** TASK DESCRIPTION **
Give an exact copy of every line, leaving images out.

** SOURCE MATERIAL **
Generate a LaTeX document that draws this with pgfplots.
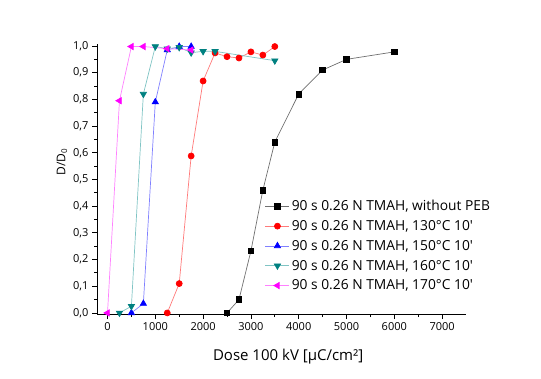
\documentclass[border=0pt]{standalone}
\usepackage{fontspec}
\setmainfont{Open Sans}
\usepackage{pgfplots}
\pgfplotsset{compat=1.18}
\definecolor{cteal}{HTML}{008080}
\definecolor{lteal}{HTML}{80C4C4}
\definecolor{lred}{HTML}{FF7A7A}
\definecolor{lblue}{HTML}{8080FF}
\definecolor{cmag}{HTML}{FF00FF}
\definecolor{lmag}{HTML}{FF80FF}
\definecolor{lgray}{HTML}{707070}
\begin{document}
\begin{tikzpicture}
\begin{axis}[
  name=ax, at={(0,0)}, anchor=south west,
  scale only axis, width=369pt, height=270pt,
  xmin=-220, xmax=7500, ymin=-0.004, ymax=1.0075,
  axis lines*=left,
  axis line style={line width=0.9pt},
  tick align=outside,
  major tick length=5pt, minor tick length=3pt,
  tick style={black, line width=0.8pt},
  xtick={0,1000,...,7000}, ytick={0,0.1,...,1.0},
  minor x tick num=1, minor y tick num=1,
  scaled x ticks=false,
  xticklabel style={/pgf/number format/1000 sep={}},
  yticklabel style={/pgf/number format/.cd, fixed, fixed zerofill, precision=1, use comma},
  /pgf/number format/assume math mode=true,
  ticklabel style={font=\fontsize{11}{13}\selectfont},
  xlabel={Dose 100 kV [µC/cm²]},
  ylabel={D/D\textsubscript{0}},
  xlabel style={font=\fontsize{15}{18}\selectfont, at={(axis description cs:0.518,-0.159)}, anchor=center},
  ylabel style={font=\fontsize{12}{14}\selectfont, at={(axis description cs:-0.095,0.563)}, anchor=center},
  legend style={draw=none, fill=none, at={(rel axis cs:0.455,0.43)}, anchor=north west,
    font=\fontsize{13.8}{16.5}\selectfont, row sep=4.3pt, inner sep=0pt},
  legend cell align=left,
  legend image code/.code={
    \draw[mark repeat=2,mark phase=2] plot coordinates {(0pt,0pt) (12pt,0pt) (24pt,0pt)};
  },
  every axis plot/.append style={line width=0.7pt},
]
\addplot[lgray, mark=square*, mark size=2.8pt, mark options={black, fill=black}] coordinates {
(2500,0.0) (2750,0.05) (3000,0.232) (3250,0.46) (3500,0.64) (4000,0.82) (4500,0.91) (5000,0.95) (6000,0.978)};
\addlegendentry{90 s 0.26 N TMAH, without PEB}
\addplot[lred, mark=*, mark size=3pt, mark options={red, fill=red}] coordinates {
(1250,0.0) (1500,0.11) (1750,0.588) (2000,0.869) (2250,0.974) (2500,0.96) (2750,0.955) (3000,0.978) (3250,0.966) (3500,0.998)};
\addlegendentry{90 s 0.26 N TMAH, 130°C 10\textquotesingle}
\addplot[lblue, mark=triangle*, mark size=3.6pt, mark options={blue, fill=blue}] coordinates {
(500,0.0) (750,0.035) (1000,0.79) (1250,0.985) (1500,0.998) (1750,0.998)};
\addlegendentry{90 s 0.26 N TMAH, 150°C 10\textquotesingle}
\addplot[lteal, mark=triangle*, mark size=3.6pt, mark options={cteal, fill=cteal, rotate=180}] coordinates {
(250,0.0) (500,0.025) (750,0.82) (1000,0.998) (1250,0.99) (1500,0.995) (1750,0.975) (2000,0.98) (2250,0.98) (3500,0.945)};
\addlegendentry{90 s 0.26 N TMAH, 160°C 10\textquotesingle}
\addplot[lmag, mark=triangle*, mark size=3.6pt, mark options={cmag, fill=cmag, rotate=90}] coordinates {
(0,0.0) (250,0.795) (500,0.998) (750,0.998) (1250,0.99) (1750,0.985)};
\addlegendentry{90 s 0.26 N TMAH, 170°C 10\textquotesingle}
\end{axis}
\pgfresetboundingbox
\path (ax.south west) ++(-97pt,-64pt) rectangle ++(541pt,378pt);
\end{tikzpicture}
\end{document}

** ANSWER IN FULL **
Generate a LaTeX document that draws this with pgfplots.
\documentclass[border=0pt]{standalone}
\usepackage{fontspec}
\setmainfont{Open Sans}
\usepackage{pgfplots}
\pgfplotsset{compat=1.18}
\definecolor{cteal}{HTML}{008080}
\definecolor{lteal}{HTML}{80C4C4}
\definecolor{lred}{HTML}{FF7A7A}
\definecolor{lblue}{HTML}{8080FF}
\definecolor{cmag}{HTML}{FF00FF}
\definecolor{lmag}{HTML}{FF80FF}
\definecolor{lgray}{HTML}{707070}
\begin{document}
\begin{tikzpicture}
\begin{axis}[
  name=ax, at={(0,0)}, anchor=south west,
  scale only axis, width=369pt, height=270pt,
  xmin=-220, xmax=7500, ymin=-0.004, ymax=1.0075,
  axis lines*=left,
  axis line style={line width=0.9pt},
  tick align=outside,
  major tick length=5pt, minor tick length=3pt,
  tick style={black, line width=0.8pt},
  xtick={0,1000,...,7000}, ytick={0,0.1,...,1.0},
  minor x tick num=1, minor y tick num=1,
  scaled x ticks=false,
  xticklabel style={/pgf/number format/1000 sep={}},
  yticklabel style={/pgf/number format/.cd, fixed, fixed zerofill, precision=1, use comma},
  /pgf/number format/assume math mode=true,
  ticklabel style={font=\fontsize{11}{13}\selectfont},
  xlabel={Dose 100 kV [µC/cm²]},
  ylabel={D/D\textsubscript{0}},
  xlabel style={font=\fontsize{15}{18}\selectfont, at={(axis description cs:0.518,-0.159)}, anchor=center},
  ylabel style={font=\fontsize{12}{14}\selectfont, at={(axis description cs:-0.095,0.563)}, anchor=center},
  legend style={draw=none, fill=none, at={(rel axis cs:0.455,0.43)}, anchor=north west,
    font=\fontsize{13.8}{16.5}\selectfont, row sep=4.3pt, inner sep=0pt},
  legend cell align=left,
  legend image code/.code={
    \draw[mark repeat=2,mark phase=2] plot coordinates {(0pt,0pt) (12pt,0pt) (24pt,0pt)};
  },
  every axis plot/.append style={line width=0.7pt},
]
\addplot[lgray, mark=square*, mark size=2.8pt, mark options={black, fill=black}] coordinates {
(2500,0.0) (2750,0.05) (3000,0.232) (3250,0.46) (3500,0.64) (4000,0.82) (4500,0.91) (5000,0.95) (6000,0.978)};
\addlegendentry{90 s 0.26 N TMAH, without PEB}
\addplot[lred, mark=*, mark size=3pt, mark options={red, fill=red}] coordinates {
(1250,0.0) (1500,0.11) (1750,0.588) (2000,0.869) (2250,0.974) (2500,0.96) (2750,0.955) (3000,0.978) (3250,0.966) (3500,0.998)};
\addlegendentry{90 s 0.26 N TMAH, 130°C 10\textquotesingle}
\addplot[lblue, mark=triangle*, mark size=3.6pt, mark options={blue, fill=blue}] coordinates {
(500,0.0) (750,0.035) (1000,0.79) (1250,0.985) (1500,0.998) (1750,0.998)};
\addlegendentry{90 s 0.26 N TMAH, 150°C 10\textquotesingle}
\addplot[lteal, mark=triangle*, mark size=3.6pt, mark options={cteal, fill=cteal, rotate=180}] coordinates {
(250,0.0) (500,0.025) (750,0.82) (1000,0.998) (1250,0.99) (1500,0.995) (1750,0.975) (2000,0.98) (2250,0.98) (3500,0.945)};
\addlegendentry{90 s 0.26 N TMAH, 160°C 10\textquotesingle}
\addplot[lmag, mark=triangle*, mark size=3.6pt, mark options={cmag, fill=cmag, rotate=90}] coordinates {
(0,0.0) (250,0.795) (500,0.998) (750,0.998) (1250,0.99) (1750,0.985)};
\addlegendentry{90 s 0.26 N TMAH, 170°C 10\textquotesingle}
\end{axis}
\pgfresetboundingbox
\path (ax.south west) ++(-97pt,-64pt) rectangle ++(541pt,378pt);
\end{tikzpicture}
\end{document}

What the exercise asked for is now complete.